Barry Warsaw has been developing software and playing music for more than 25 years. Since 1995 he has worked in Guido van Rossum's Pythonlabs team. He has been the lead developer of the JPython system, and is now the lead developer of GNU Mailman, a mailing list management system written primarily in Python. He's also a semi-professional musician. Python and the bass are his main axes. Music and software are both at their best when enjoyed, participated in, and shared by their enthusiastic fans and creators.
Mark Williamson has been a software developer since the late 80's. He is
currently working as Development Manager for Vamosa managing the team building their product Vamosa Content Migrator which is a powerful application for migrating unstructured content into CMS's. He has worked on a wide variety of projects over the years including AI based education tools for the Electric Brain Company and real time telemetery for the Williams Formula 1 team.

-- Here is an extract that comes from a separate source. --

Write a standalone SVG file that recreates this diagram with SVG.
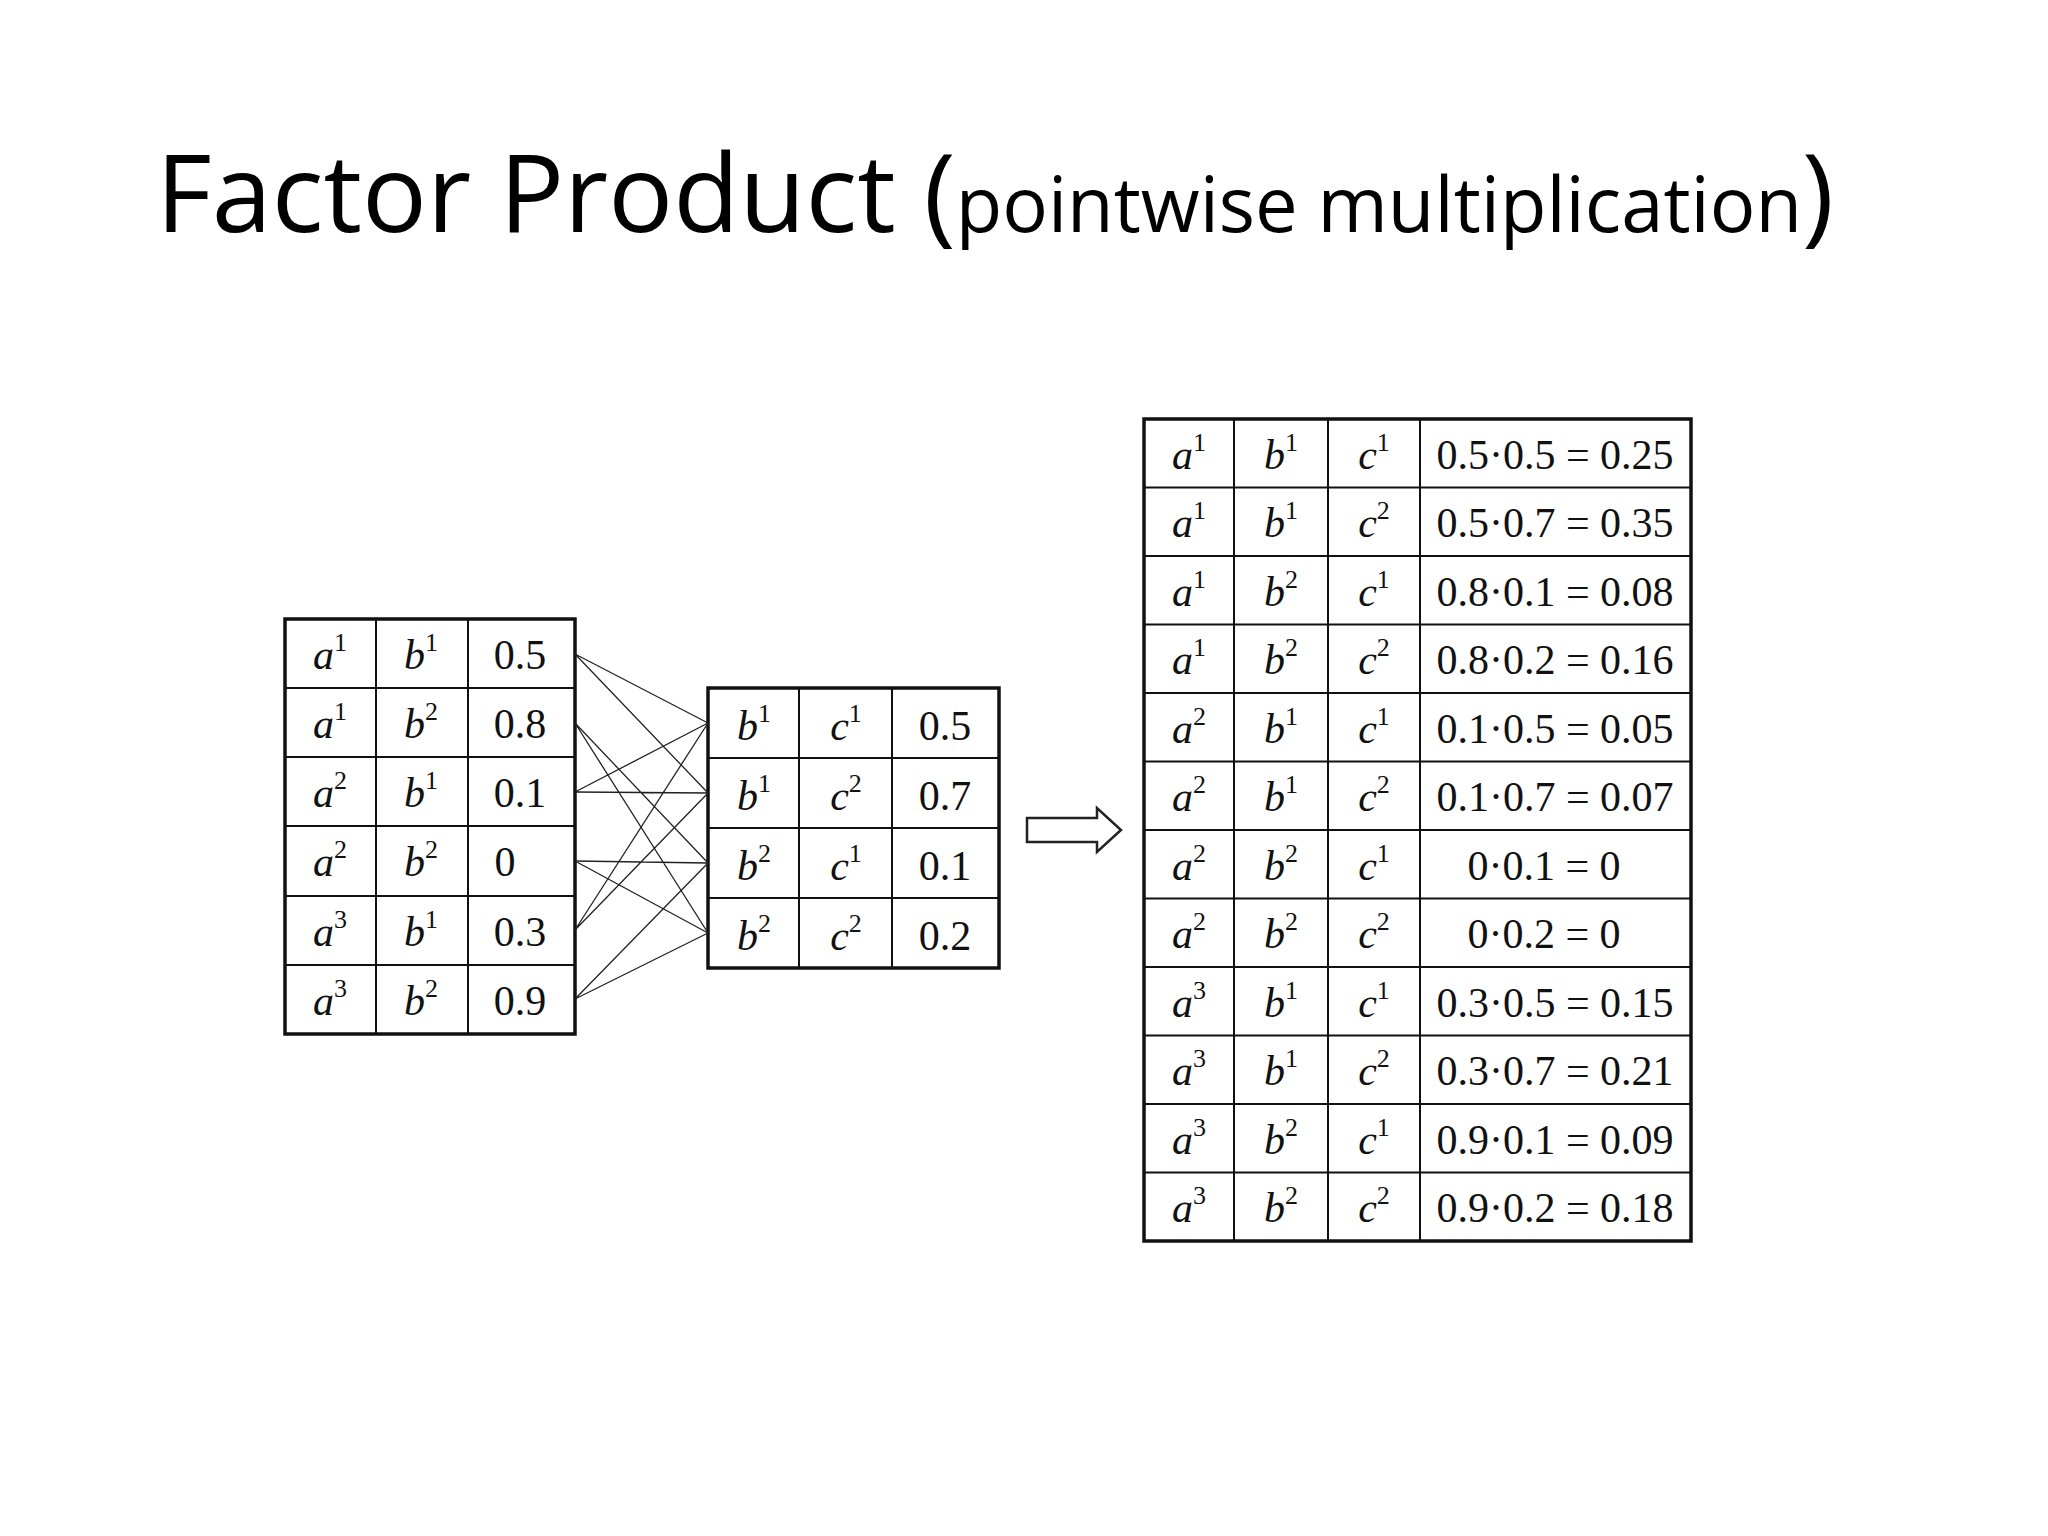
<svg xmlns="http://www.w3.org/2000/svg" width="2048" height="1536" viewBox="0 0 2048 1536">
<style>
.t{font-family:"Liberation Serif",serif;font-size:42px;fill:#111}
.v{font-style:italic}
.s{font-size:26px;font-style:normal}
.g{fill:none;stroke:#111;stroke-width:2}
.b{fill:none;stroke:#111;stroke-width:3.5}
.c{stroke:#222;stroke-width:1.3}
</style>
<rect width="2048" height="1536" fill="#fff"/>
<text x="156" y="232" font-family="Open Sans,'Noto Sans',sans-serif" font-size="108" fill="#000">Factor Product (<tspan font-size="76">pointwise multiplication</tspan>)</text>

<g id="tableA">
<rect class="b" x="285" y="619" width="290" height="415"/>
<path class="g" d="M376 619V1034M468 619V1034M285 688H575M285 757H575M285 826H575M285 896H575M285 965H575"/>
<g class="t" text-anchor="middle">
<text x="330" y="669" class="t v">a<tspan class="s" dy="-18">1</tspan></text>
<text x="421" y="669" class="t v">b<tspan class="s" dy="-18">1</tspan></text>
<text x="520" y="669">0.5</text>
<text x="330" y="738" class="t v">a<tspan class="s" dy="-18">1</tspan></text>
<text x="421" y="738" class="t v">b<tspan class="s" dy="-18">2</tspan></text>
<text x="520" y="738">0.8</text>
<text x="330" y="807" class="t v">a<tspan class="s" dy="-18">2</tspan></text>
<text x="421" y="807" class="t v">b<tspan class="s" dy="-18">1</tspan></text>
<text x="520" y="807">0.1</text>
<text x="330" y="876" class="t v">a<tspan class="s" dy="-18">2</tspan></text>
<text x="421" y="876" class="t v">b<tspan class="s" dy="-18">2</tspan></text>
<text x="505" y="876">0</text>
<text x="330" y="946" class="t v">a<tspan class="s" dy="-18">3</tspan></text>
<text x="421" y="946" class="t v">b<tspan class="s" dy="-18">1</tspan></text>
<text x="520" y="946">0.3</text>
<text x="330" y="1015" class="t v">a<tspan class="s" dy="-18">3</tspan></text>
<text x="421" y="1015" class="t v">b<tspan class="s" dy="-18">2</tspan></text>
<text x="520" y="1015">0.9</text>
</g>
</g>

<g id="tableB">
<rect class="b" x="708" y="688" width="291" height="280"/>
<path class="g" d="M799 688V968M892 688V968M708 758H999M708 828H999M708 898H999"/>
<g class="t" text-anchor="middle">
<text x="754" y="740" class="t v">b<tspan class="s" dy="-18">1</tspan></text>
<text x="846" y="740" class="t v">c<tspan class="s" dy="-18">1</tspan></text>
<text x="945" y="740">0.5</text>
<text x="754" y="810" class="t v">b<tspan class="s" dy="-18">1</tspan></text>
<text x="846" y="810" class="t v">c<tspan class="s" dy="-18">2</tspan></text>
<text x="945" y="810">0.7</text>
<text x="754" y="880" class="t v">b<tspan class="s" dy="-18">2</tspan></text>
<text x="846" y="880" class="t v">c<tspan class="s" dy="-18">1</tspan></text>
<text x="945" y="880">0.1</text>
<text x="754" y="950" class="t v">b<tspan class="s" dy="-18">2</tspan></text>
<text x="846" y="950" class="t v">c<tspan class="s" dy="-18">2</tspan></text>
<text x="945" y="950">0.2</text>
</g>
</g>

<g id="connectors">
<path class="c" d="M575 654L708 723M575 654L708 793M575 792L708 723M575 792L708 793M575 930L708 723M575 930L708 793M575 723L708 863M575 723L708 933M575 861L708 863M575 861L708 933M575 999L708 863M575 999L708 933"/>
<path fill="none" stroke="#222" stroke-width="2.5" d="M1027 818H1097V808L1121 830L1097 852V842H1027Z"/>
</g>

<g id="tableC">
<rect class="b" x="1144" y="419" width="547" height="822"/>
<path class="g" d="M1234 419V1241M1328 419V1241M1420 419V1241M1144 487.5H1691M1144 556H1691M1144 624.5H1691M1144 693H1691M1144 761.5H1691M1144 830H1691M1144 898.5H1691M1144 967H1691M1144 1035.5H1691M1144 1104H1691M1144 1172.5H1691"/>
<g class="t" text-anchor="middle">
<text x="1189" y="469" class="t v">a<tspan class="s" dy="-18">1</tspan></text><text x="1281" y="469" class="t v">b<tspan class="s" dy="-18">1</tspan></text><text x="1374" y="469" class="t v">c<tspan class="s" dy="-18">1</tspan></text><text x="1555" y="469">0.5·0.5 = 0.25</text>
<text x="1189" y="537" class="t v">a<tspan class="s" dy="-18">1</tspan></text><text x="1281" y="537" class="t v">b<tspan class="s" dy="-18">1</tspan></text><text x="1374" y="537" class="t v">c<tspan class="s" dy="-18">2</tspan></text><text x="1555" y="537">0.5·0.7 = 0.35</text>
<text x="1189" y="606" class="t v">a<tspan class="s" dy="-18">1</tspan></text><text x="1281" y="606" class="t v">b<tspan class="s" dy="-18">2</tspan></text><text x="1374" y="606" class="t v">c<tspan class="s" dy="-18">1</tspan></text><text x="1555" y="606">0.8·0.1 = 0.08</text>
<text x="1189" y="674" class="t v">a<tspan class="s" dy="-18">1</tspan></text><text x="1281" y="674" class="t v">b<tspan class="s" dy="-18">2</tspan></text><text x="1374" y="674" class="t v">c<tspan class="s" dy="-18">2</tspan></text><text x="1555" y="674">0.8·0.2 = 0.16</text>
<text x="1189" y="743" class="t v">a<tspan class="s" dy="-18">2</tspan></text><text x="1281" y="743" class="t v">b<tspan class="s" dy="-18">1</tspan></text><text x="1374" y="743" class="t v">c<tspan class="s" dy="-18">1</tspan></text><text x="1555" y="743">0.1·0.5 = 0.05</text>
<text x="1189" y="811" class="t v">a<tspan class="s" dy="-18">2</tspan></text><text x="1281" y="811" class="t v">b<tspan class="s" dy="-18">1</tspan></text><text x="1374" y="811" class="t v">c<tspan class="s" dy="-18">2</tspan></text><text x="1555" y="811">0.1·0.7 = 0.07</text>
<text x="1189" y="880" class="t v">a<tspan class="s" dy="-18">2</tspan></text><text x="1281" y="880" class="t v">b<tspan class="s" dy="-18">2</tspan></text><text x="1374" y="880" class="t v">c<tspan class="s" dy="-18">1</tspan></text><text x="1544" y="880">0·0.1 = 0</text>
<text x="1189" y="948" class="t v">a<tspan class="s" dy="-18">2</tspan></text><text x="1281" y="948" class="t v">b<tspan class="s" dy="-18">2</tspan></text><text x="1374" y="948" class="t v">c<tspan class="s" dy="-18">2</tspan></text><text x="1544" y="948">0·0.2 = 0</text>
<text x="1189" y="1017" class="t v">a<tspan class="s" dy="-18">3</tspan></text><text x="1281" y="1017" class="t v">b<tspan class="s" dy="-18">1</tspan></text><text x="1374" y="1017" class="t v">c<tspan class="s" dy="-18">1</tspan></text><text x="1555" y="1017">0.3·0.5 = 0.15</text>
<text x="1189" y="1085" class="t v">a<tspan class="s" dy="-18">3</tspan></text><text x="1281" y="1085" class="t v">b<tspan class="s" dy="-18">1</tspan></text><text x="1374" y="1085" class="t v">c<tspan class="s" dy="-18">2</tspan></text><text x="1555" y="1085">0.3·0.7 = 0.21</text>
<text x="1189" y="1154" class="t v">a<tspan class="s" dy="-18">3</tspan></text><text x="1281" y="1154" class="t v">b<tspan class="s" dy="-18">2</tspan></text><text x="1374" y="1154" class="t v">c<tspan class="s" dy="-18">1</tspan></text><text x="1555" y="1154">0.9·0.1 = 0.09</text>
<text x="1189" y="1222" class="t v">a<tspan class="s" dy="-18">3</tspan></text><text x="1281" y="1222" class="t v">b<tspan class="s" dy="-18">2</tspan></text><text x="1374" y="1222" class="t v">c<tspan class="s" dy="-18">2</tspan></text><text x="1555" y="1222">0.9·0.2 = 0.18</text>
</g>
</g>
</svg>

Matthew Wilson is a software development consultant and creator of
the
FastFormat,
Pantheios
and
STLSoft
libraries. He is
author of the books
Imperfect C++
(Addison-Wesley, October 2004) and
Extended STL, volume 1
(Addison-Wesley, 2007), and is currently working on his third,
Breaking Up The Monolith: Advanced C++ Design Without Compromise.
He has published over 60 articles on C++ and other topics, and has served as columnist
and contributing editor for C/C++ Users Journal.
Matthew believes that code should be discoverable and largely self-documenting, and lives up
to that by being a hopeless documentor. He can be contacted via
http://www.imperfectcplusplus.com/ or
stlsoft@gmail.com.
Gregg Wonderly graduated from Oklahoma State University in 1988 with an MS in COMSCI. His areas of concentration include Operating Systems and Languages. His first job was at the AT&T Bell Labs facilities in Naperville IL working on software retrofit for the 5ESS switch. He designed a procedure control language in the era of the development of Java with similar motivations that the Oak and then Java language development was driven by. Language design is still at the top of his list, but his focus tends to be on application languges layered on top of programming languages such as Java. Some just consider this API design, but there really is more to it! Gregg now works for Cyte Technologies Inc., where he does software engineering and design related to distributed systems in highly available environments.
Kevin Wright has finally settled back in London to work on market
analysis for the telecoms industry after having worked his way around
Europe in manufacturing, finance and even online gaming. He's a
self-appointed Scala Evangelist and an active participant in every forum
he can find, where he's currently trying to build interest in the London
Scala Users' Group.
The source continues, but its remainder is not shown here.